--- Start INFORMATION SUPPLIED ---

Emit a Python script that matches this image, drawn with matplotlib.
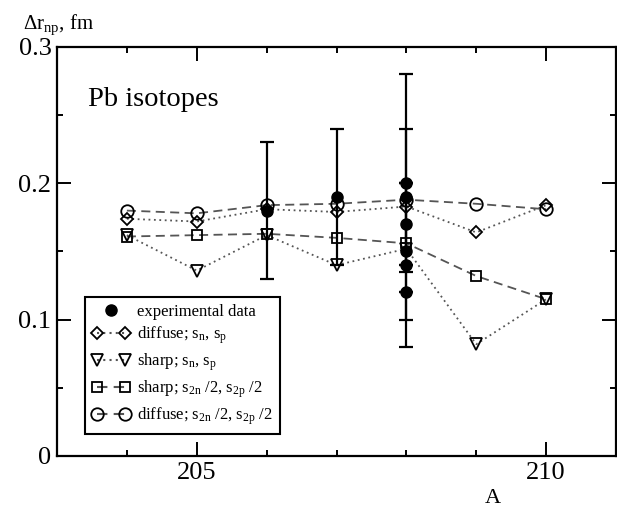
import matplotlib
matplotlib.use("Agg")
import matplotlib.pyplot as plt
from matplotlib.lines import Line2D
from matplotlib.legend_handler import HandlerLine2D
from matplotlib.ticker import MultipleLocator

plt.rcParams["font.family"] = ["Liberation Serif", "DejaVu Serif"]
plt.rcParams["mathtext.fontset"] = "custom"
plt.rcParams["mathtext.rm"] = "Liberation Serif"
plt.rcParams["mathtext.it"] = "Liberation Serif:italic"

# mass number
A = [204, 205, 206, 207, 208, 209, 210]

# model curves
diffuse_sn = [0.174, 0.172, 0.181, 0.179, 0.183, 0.164, 0.184]
sharp_sn = [0.162, 0.136, 0.162, 0.140, 0.152, 0.082, 0.115]
sharp_s2n = [0.161, 0.162, 0.163, 0.160, 0.156, 0.132, 0.115]
diffuse_s2n = [0.180, 0.178, 0.184, 0.185, 0.188, 0.185, 0.181]

# experimental points (error bars where given)
exp_A = [206, 207, 208, 208, 208, 208, 208, 208]
exp_val = [0.18, 0.19, 0.20, 0.19, 0.17, 0.15, 0.14, 0.12]
exp_err_lo = [0.05, 0.05, 0.0, 0.055, 0.09, 0.05, 0.0, 0.0]
exp_err_hi = [0.05, 0.05, 0.0, 0.05, 0.11, 0.05, 0.0, 0.0]

labels = [
    "experimental data",
    r"diffuse; s$_\mathrm{n}$, s$_\mathrm{p}$",
    r"sharp; s$_\mathrm{n}$, s$_\mathrm{p}$",
    r"sharp; s$_\mathrm{2n}$ /2, s$_\mathrm{2p}$ /2",
    r"diffuse; s$_\mathrm{2n}$ /2, s$_\mathrm{2p}$ /2",
]

fig = plt.figure(figsize=(6.17, 5.09), dpi=100)
ax = fig.add_axes([57 / 617, 53 / 509, 559 / 617, 409 / 509])

gray = "#555555"
dot = (0, (1, 2))
dash = (0, (5, 3))

ax.plot(A, diffuse_s2n, ls=dash, color=gray, lw=1.3, zorder=2)
ax.plot(A, sharp_s2n, ls=dash, color=gray, lw=1.3, zorder=2)
ax.plot(A, diffuse_sn, ls=dot, color=gray, lw=1.3, zorder=2)
ax.plot(A, sharp_sn, ls=dot, color=gray, lw=1.3, zorder=2)

ax.errorbar(exp_A, exp_val, yerr=[exp_err_lo, exp_err_hi], fmt="o", color="k",
            ms=8, lw=1.6, capsize=5, capthick=1.6, zorder=3)

mk = dict(ls="none", mec="k", mfc="none", mew=1.3, zorder=4)
ax.plot(A, diffuse_sn, marker="D", ms=6.5, **mk)
ax.plot(A, sharp_sn, marker="v", ms=8.5, **mk)
ax.plot(A, sharp_s2n, marker="s", ms=7.5, **mk)
ax.plot(A, diffuse_s2n, marker="o", ms=9, **mk)

ax.set_xlim(203, 211)
ax.set_ylim(0, 0.3)
ax.xaxis.set_major_locator(MultipleLocator(5))
ax.xaxis.set_minor_locator(MultipleLocator(1))
ax.yaxis.set_major_locator(MultipleLocator(0.1))
ax.yaxis.set_minor_locator(MultipleLocator(0.05))
ax.set_xticks([205, 210], ["205", "210"])
ax.set_yticks([0, 0.1, 0.2, 0.3], ["0", "0.1", "0.2", "0.3"])
ax.tick_params(which="both", direction="in", top=True, right=True, width=1.4,
               labelsize=19, pad=4)
ax.tick_params(which="major", length=10)
ax.tick_params(which="minor", length=4.5)
for s in ax.spines.values():
    s.set_linewidth(1.6)

ax.text(0.055, 0.855, "Pb isotopes", transform=ax.transAxes, fontsize=20.5)

handles = [
    Line2D([], [], ls="none", marker="o", color="k", ms=8),
    Line2D([], [], ls=dot, color=gray, marker="D", ms=6.5, mec="k", mfc="none", mew=1.3),
    Line2D([], [], ls=dot, color=gray, marker="v", ms=8.5, mec="k", mfc="none", mew=1.3),
    Line2D([], [], ls=dash, color=gray, marker="s", ms=7.5, mec="k", mfc="none", mew=1.3),
    Line2D([], [], ls=dash, color=gray, marker="o", ms=9, mec="k", mfc="none", mew=1.3),
]
leg = ax.legend(handles, labels, loc="lower left", bbox_to_anchor=(0.05, 0.054),
                borderaxespad=0, fontsize=12, numpoints=2, handlelength=2.3,
                handletextpad=0.45, labelspacing=0.32, borderpad=0.4,
                fancybox=False, framealpha=1, edgecolor="k",
                handler_map={handles[0]: HandlerLine2D(numpoints=1)})
leg.get_frame().set_linewidth(1.5)

fig.text(23 / 617, 1 - 29 / 509, r"$\Delta$r$_\mathrm{np}$, fm", fontsize=15)
fig.text(493 / 617, 1 - 503 / 509, "A", fontsize=16, ha="center")

fig.savefig("out.png", dpi=100)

--- End INFORMATION SUPPLIED ---

Copy every line of the data word for word, omitting the images.

Emit a Python script that matches this image, drawn with matplotlib.
import matplotlib
matplotlib.use("Agg")
import matplotlib.pyplot as plt
from matplotlib.lines import Line2D
from matplotlib.legend_handler import HandlerLine2D
from matplotlib.ticker import MultipleLocator

plt.rcParams["font.family"] = ["Liberation Serif", "DejaVu Serif"]
plt.rcParams["mathtext.fontset"] = "custom"
plt.rcParams["mathtext.rm"] = "Liberation Serif"
plt.rcParams["mathtext.it"] = "Liberation Serif:italic"

# mass number
A = [204, 205, 206, 207, 208, 209, 210]

# model curves
diffuse_sn = [0.174, 0.172, 0.181, 0.179, 0.183, 0.164, 0.184]
sharp_sn = [0.162, 0.136, 0.162, 0.140, 0.152, 0.082, 0.115]
sharp_s2n = [0.161, 0.162, 0.163, 0.160, 0.156, 0.132, 0.115]
diffuse_s2n = [0.180, 0.178, 0.184, 0.185, 0.188, 0.185, 0.181]

# experimental points (error bars where given)
exp_A = [206, 207, 208, 208, 208, 208, 208, 208]
exp_val = [0.18, 0.19, 0.20, 0.19, 0.17, 0.15, 0.14, 0.12]
exp_err_lo = [0.05, 0.05, 0.0, 0.055, 0.09, 0.05, 0.0, 0.0]
exp_err_hi = [0.05, 0.05, 0.0, 0.05, 0.11, 0.05, 0.0, 0.0]

labels = [
    "experimental data",
    r"diffuse; s$_\mathrm{n}$, s$_\mathrm{p}$",
    r"sharp; s$_\mathrm{n}$, s$_\mathrm{p}$",
    r"sharp; s$_\mathrm{2n}$ /2, s$_\mathrm{2p}$ /2",
    r"diffuse; s$_\mathrm{2n}$ /2, s$_\mathrm{2p}$ /2",
]

fig = plt.figure(figsize=(6.17, 5.09), dpi=100)
ax = fig.add_axes([57 / 617, 53 / 509, 559 / 617, 409 / 509])

gray = "#555555"
dot = (0, (1, 2))
dash = (0, (5, 3))

ax.plot(A, diffuse_s2n, ls=dash, color=gray, lw=1.3, zorder=2)
ax.plot(A, sharp_s2n, ls=dash, color=gray, lw=1.3, zorder=2)
ax.plot(A, diffuse_sn, ls=dot, color=gray, lw=1.3, zorder=2)
ax.plot(A, sharp_sn, ls=dot, color=gray, lw=1.3, zorder=2)

ax.errorbar(exp_A, exp_val, yerr=[exp_err_lo, exp_err_hi], fmt="o", color="k",
            ms=8, lw=1.6, capsize=5, capthick=1.6, zorder=3)

mk = dict(ls="none", mec="k", mfc="none", mew=1.3, zorder=4)
ax.plot(A, diffuse_sn, marker="D", ms=6.5, **mk)
ax.plot(A, sharp_sn, marker="v", ms=8.5, **mk)
ax.plot(A, sharp_s2n, marker="s", ms=7.5, **mk)
ax.plot(A, diffuse_s2n, marker="o", ms=9, **mk)

ax.set_xlim(203, 211)
ax.set_ylim(0, 0.3)
ax.xaxis.set_major_locator(MultipleLocator(5))
ax.xaxis.set_minor_locator(MultipleLocator(1))
ax.yaxis.set_major_locator(MultipleLocator(0.1))
ax.yaxis.set_minor_locator(MultipleLocator(0.05))
ax.set_xticks([205, 210], ["205", "210"])
ax.set_yticks([0, 0.1, 0.2, 0.3], ["0", "0.1", "0.2", "0.3"])
ax.tick_params(which="both", direction="in", top=True, right=True, width=1.4,
               labelsize=19, pad=4)
ax.tick_params(which="major", length=10)
ax.tick_params(which="minor", length=4.5)
for s in ax.spines.values():
    s.set_linewidth(1.6)

ax.text(0.055, 0.855, "Pb isotopes", transform=ax.transAxes, fontsize=20.5)

handles = [
    Line2D([], [], ls="none", marker="o", color="k", ms=8),
    Line2D([], [], ls=dot, color=gray, marker="D", ms=6.5, mec="k", mfc="none", mew=1.3),
    Line2D([], [], ls=dot, color=gray, marker="v", ms=8.5, mec="k", mfc="none", mew=1.3),
    Line2D([], [], ls=dash, color=gray, marker="s", ms=7.5, mec="k", mfc="none", mew=1.3),
    Line2D([], [], ls=dash, color=gray, marker="o", ms=9, mec="k", mfc="none", mew=1.3),
]
leg = ax.legend(handles, labels, loc="lower left", bbox_to_anchor=(0.05, 0.054),
                borderaxespad=0, fontsize=12, numpoints=2, handlelength=2.3,
                handletextpad=0.45, labelspacing=0.32, borderpad=0.4,
                fancybox=False, framealpha=1, edgecolor="k",
                handler_map={handles[0]: HandlerLine2D(numpoints=1)})
leg.get_frame().set_linewidth(1.5)

fig.text(23 / 617, 1 - 29 / 509, r"$\Delta$r$_\mathrm{np}$, fm", fontsize=15)
fig.text(493 / 617, 1 - 503 / 509, "A", fontsize=16, ha="center")

fig.savefig("out.png", dpi=100)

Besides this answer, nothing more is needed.